We’ve gone so far today, from mentor and prisoner, to tutor and student, to amateur violin restringer and tuner, to spiritual surgeons, working on a broken heart. My job now becomes the listener, the friend, the other human being in the room who gives a damn about this young man and his pain.
He tells his story, letting me hear his pain, and his deep love for what he had in his arms, and then lost, and how he has gained from all of that, and become a loving, good man, at peace with God, and content in his life. Oh, there is still some bitterness and some righteous anger, but instead of poisoning his soul, he uses all that to feed his soul, and nurture his gentle, peaceful spirit, and give himself guidance and purpose in his life.
There are angels in this room now, surrounding us, and filling this space with love and a sense of serenity and comfort. I think “Jim” senses them, too, and his shoulders drop, and he is, at last, becoming at peace with his story he has just shared. In the telling, he has found some acceptance, and compassion, some support in his journey. He is not alone, now, in that story, that part of his life that nearly pulled his heart out of his chest.
I grab him and hold him close, and he holds me tight, and sobs, at last.
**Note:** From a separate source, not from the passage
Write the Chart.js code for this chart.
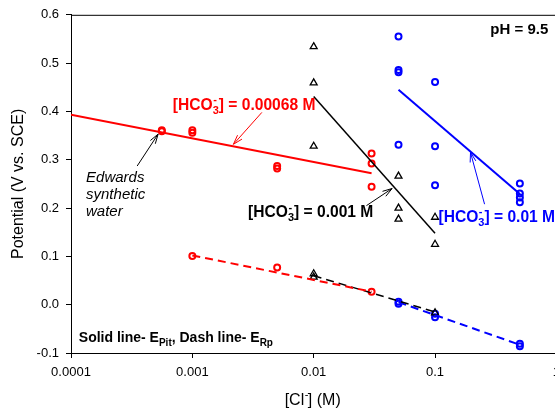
<!DOCTYPE html>
<html>
<head>
<meta charset="utf-8">
<script src="https://cdn.jsdelivr.net/npm/chart.js@4.4.1/dist/chart.umd.min.js"></script>
<style>
  body { margin: 0; background: #fff; }
  #wrap { width: 555px; height: 409px; overflow: hidden; }
</style>
</head>
<body>
<div id="wrap"><canvas id="chart" width="567" height="409" style="width:567px;height:409px"></canvas></div>
<script>
// axis ticks
const xTicks = [0.0001, 0.001, 0.01, 0.1, 1];
const xTickLabels = ["0.0001", "0.001", "0.01", "0.1", "1"];
const yTicks = [-0.1, 0.0, 0.1, 0.2, 0.3, 0.4, 0.5, 0.6];

// [HCO3-] = 0.00068 M (red)
const redPitCl = [0.00056, 0.00056, 0.001, 0.001, 0.005, 0.005, 0.03, 0.03, 0.03];
const redPitE = [0.359, 0.361, 0.361, 0.356, 0.287, 0.282, 0.313, 0.292, 0.244];
const redRpCl = [0.001, 0.005, 0.03];
const redRpE = [0.101, 0.077, 0.027];
const redPitFitCl = [0.0001, 0.03];
const redPitFitE = [0.393, 0.272];
const redRpFitCl = [0.001, 0.03];
const redRpFitE = [0.102, 0.027];

// [HCO3-] = 0.001 M (black)
const blackPitCl = [0.01, 0.01, 0.01, 0.05, 0.05, 0.05, 0.1, 0.1];
const blackPitE = [0.534, 0.459, 0.328, 0.266, 0.200, 0.177, 0.181, 0.125];
const blackRpCl = [0.01, 0.01, 0.1];
const blackRpE = [0.064, 0.057, -0.017];
const blackPitFitCl = [0.01, 0.1];
const blackPitFitE = [0.431, 0.148];
const blackRpFitCl = [0.01, 0.1];
const blackRpFitE = [0.060, -0.015];

// [HCO3-] = 0.01 M (blue)
const bluePitCl = [0.05, 0.05, 0.05, 0.05, 0.1, 0.1, 0.1, 0.5, 0.5, 0.5, 0.5];
const bluePitE = [0.555, 0.486, 0.481, 0.331, 0.461, 0.328, 0.247, 0.251, 0.230, 0.222, 0.212];
const blueRpCl = [0.05, 0.05, 0.1, 0.1, 0.5, 0.5];
const blueRpE = [0.006, 0.002, -0.019, -0.026, -0.081, -0.086];
const bluePitFitCl = [0.05, 0.5];
const bluePitFitE = [0.445, 0.229];
const blueRpFitCl = [0.05, 0.5];
const blueRpFitE = [0.005, -0.083];

const FONT = '"Liberation Sans", Arial, sans-serif';
Chart.defaults.font.family = FONT;
Chart.defaults.color = "#000";

const pts = (xs, ys) => xs.map((x, i) => ({ x: x, y: ys[i] }));

function markers(xs, ys, color, style) {
  const tri = style === "triangle";
  return {
    data: pts(xs, ys),
    showLine: false,
    pointStyle: style,
    pointRadius: tri ? 4 : 3,
    borderColor: color,
    backgroundColor: "rgba(255,255,255,0)",
    pointBorderWidth: tri ? 1.3 : 2,
  };
}

function fitLine(xs, ys, color, dashed) {
  return {
    data: pts(xs, ys),
    showLine: true,
    pointRadius: 0,
    borderColor: color,
    borderWidth: color === "#000000" ? 1.5 : 2,
    borderDash: dashed ? [8, 5] : [],
  };
}

// draws text with stacked sub/superscripts: nested arrays are [sub, sup]
function drawRich(ctx, parts, x, y, size, font, color, align) {
  const big = font + " " + size + "px " + FONT;
  const smallSize = Math.round(size * 0.68);
  const small = font + " " + smallSize + "px " + FONT;
  let total = 0;
  const widths = parts.map((p) => {
    let w;
    if (Array.isArray(p)) {
      ctx.font = small;
      w = Math.max(ctx.measureText(p[0]).width, ctx.measureText(p[1]).width);
    } else {
      ctx.font = big;
      w = ctx.measureText(p).width;
    }
    total += w;
    return w;
  });
  let cx = align === "right" ? x - total : align === "center" ? x - total / 2 : x;
  const base = y + size * 0.36;
  ctx.fillStyle = color;
  ctx.textBaseline = "alphabetic";
  ctx.textAlign = "left";
  parts.forEach((p, i) => {
    if (Array.isArray(p)) {
      ctx.font = small;
      if (p[0]) ctx.fillText(p[0], cx, base + size * 0.28);
      if (p[1]) ctx.fillText(p[1], cx + 0.5, base - size * 0.42);
    } else {
      ctx.font = big;
      ctx.fillText(p, cx, base);
    }
    cx += widths[i];
  });
}

function drawArrow(ctx, x1, y1, x2, y2, color) {
  const a = Math.atan2(y2 - y1, x2 - x1);
  const len = 10, spread = 0.3;
  ctx.strokeStyle = color;
  ctx.lineWidth = 1;
  ctx.beginPath();
  ctx.moveTo(x1, y1);
  ctx.lineTo(x2, y2);
  ctx.moveTo(x2 - len * Math.cos(a - spread), y2 - len * Math.sin(a - spread));
  ctx.lineTo(x2, y2);
  ctx.lineTo(x2 - len * Math.cos(a + spread), y2 - len * Math.sin(a + spread));
  ctx.stroke();
}

// label and arrow placement in data units
const labels = [
  { parts: ["[HCO", ["3", "-"], "] = 0.00068 M"], x: 0.00069, y: 0.415, size: 15.6, font: "bold", color: "#ff0000" },
  { parts: ["[HCO", ["3", "-"], "] = 0.001 M"], x: 0.00288, y: 0.193, size: 15.6, font: "bold", color: "#000000" },
  { parts: ["[HCO", ["3", "-"], "] = 0.01 M"], x: 0.1067, y: 0.183, size: 15.6, font: "bold", color: "#0000ff" },
  { parts: ["pH = 9.5"], x: 0.857, y: 0.572, size: 15, font: "bold", color: "#000000", align: "right" },
  { parts: ["Solid line- E", ["Pit", ""], ", Dash line- E", ["Rp", ""]], x: 0.000116, y: -0.066, size: 14, font: "bold", color: "#000000" },
  { parts: ["Edwards"], x: 0.000133, y: 0.265, size: 15, font: "italic", color: "#000000" },
  { parts: ["synthetic"], x: 0.000133, y: 0.230, size: 15, font: "italic", color: "#000000" },
  { parts: ["water"], x: 0.000133, y: 0.195, size: 15, font: "italic", color: "#000000" },
];
const arrows = [
  { from: [0.00374, 0.398], to: [0.00218, 0.332], color: "#ff0000" },
  { from: [0.000351, 0.287], to: [0.000522, 0.353], color: "#000000" },
  { from: [0.0272, 0.205], to: [0.0443, 0.2405], color: "#000000" },
  { from: [0.256, 0.208], to: [0.196, 0.315], color: "#0000ff" },
];

const annotate = {
  id: "annotate",
  afterDraw(chart) {
    const { ctx, chartArea, scales } = chart;
    const sx = scales.x, sy = scales.y;
    ctx.save();
    // frame top and right
    ctx.strokeStyle = "#000";
    ctx.lineWidth = 1;
    ctx.beginPath();
    ctx.moveTo(chartArea.left, chartArea.top + 0.5);
    ctx.lineTo(chartArea.right, chartArea.top + 0.5);
    ctx.lineTo(chartArea.right, chartArea.bottom);
    ctx.stroke();
    arrows.forEach((a) => {
      drawArrow(ctx,
        sx.getPixelForValue(a.from[0]), sy.getPixelForValue(a.from[1]),
        sx.getPixelForValue(a.to[0]), sy.getPixelForValue(a.to[1]), a.color);
    });
    labels.forEach((l) => {
      drawRich(ctx, l.parts, sx.getPixelForValue(l.x), sy.getPixelForValue(l.y),
        l.size, l.font, l.color, l.align || "left");
    });
    // x axis title
    drawRich(ctx, ["[Cl", ["", "-"], "] (M)"], (chartArea.left + chartArea.right) / 2 - 1,
      399, 16, "normal", "#000", "center");
    ctx.restore();
  },
};

new Chart(document.getElementById("chart"), {
  type: "scatter",
  data: {
    datasets: [
      fitLine(redPitFitCl, redPitFitE, "#ff0000", false),
      fitLine(blackPitFitCl, blackPitFitE, "#000000", false),
      fitLine(bluePitFitCl, bluePitFitE, "#0000ff", false),
      fitLine(redRpFitCl, redRpFitE, "#ff0000", true),
      fitLine(blackRpFitCl, blackRpFitE, "#000000", true),
      fitLine(blueRpFitCl, blueRpFitE, "#0000ff", true),
      markers(redPitCl, redPitE, "#ff0000", "circle"),
      markers(redRpCl, redRpE, "#ff0000", "circle"),
      markers(blackPitCl, blackPitE, "#000000", "triangle"),
      markers(blackRpCl, blackRpE, "#000000", "triangle"),
      markers(bluePitCl, bluePitE, "#0000ff", "circle"),
      markers(blueRpCl, blueRpE, "#0000ff", "circle"),
    ],
  },
  plugins: [annotate],
  options: {
    responsive: false,
    animation: false,
    events: [],
    layout: { padding: { top: 13, right: 6, left: 0, bottom: 0 } },
    plugins: {
      legend: { display: false },
      tooltip: { enabled: false },
    },
    scales: {
      x: {
        type: "logarithmic",
        min: 0.0001,
        max: 1,
        afterBuildTicks: (scale) => {
          scale.ticks = xTicks.map((v) => ({ value: v }));
        },
        afterFit: (scale) => {
          scale.height = 56;
        },
        ticks: {
          autoSkip: false,
          maxRotation: 0,
          padding: 7,
          font: { size: 13 },
          color: "#000",
          callback: (v) => xTickLabels[xTicks.indexOf(v)],
        },
        grid: { drawOnChartArea: false, tickLength: 5, color: "#000" },
        border: { display: true, color: "#000", width: 1 },
      },
      y: {
        min: -0.1,
        max: 0.6,
        afterBuildTicks: (scale) => {
          scale.ticks = yTicks.map((v) => ({ value: v }));
        },
        afterFit: (scale) => {
          scale.width = 71;
        },
        ticks: {
          padding: 7,
          font: { size: 13 },
          color: "#000",
          callback: (v) => v.toFixed(1),
        },
        grid: { drawOnChartArea: false, tickLength: 5, color: "#000" },
        border: { display: true, color: "#000", width: 1 },
        title: {
          display: true,
          text: "Potential (V vs. SCE)",
          font: { size: 16 },
          color: "#000",
          padding: { top: 9, bottom: 0 },
        },
      },
    },
  },
});
</script>
</body>
</html>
Together, we grieve, the soothing words we both need now not spoken, but filling the room, and healing his heart, resounding loudly in our souls. What I try to give to him now comes not from me, as much as it comes from the angels in our midst, the air heavy with the unconditional love of the universe.
Our time is up, now, and I have to go. We’ve worked on our vocabulary, the words that really matter today, and we’ve restrung a violin, giving both "Jim" and his violin a new, brighter voice. We’ve put in some new heart strings, too, giving me a chance to love this young man a little harder, a little deeper today, giving him some space to play his songs, and be loved.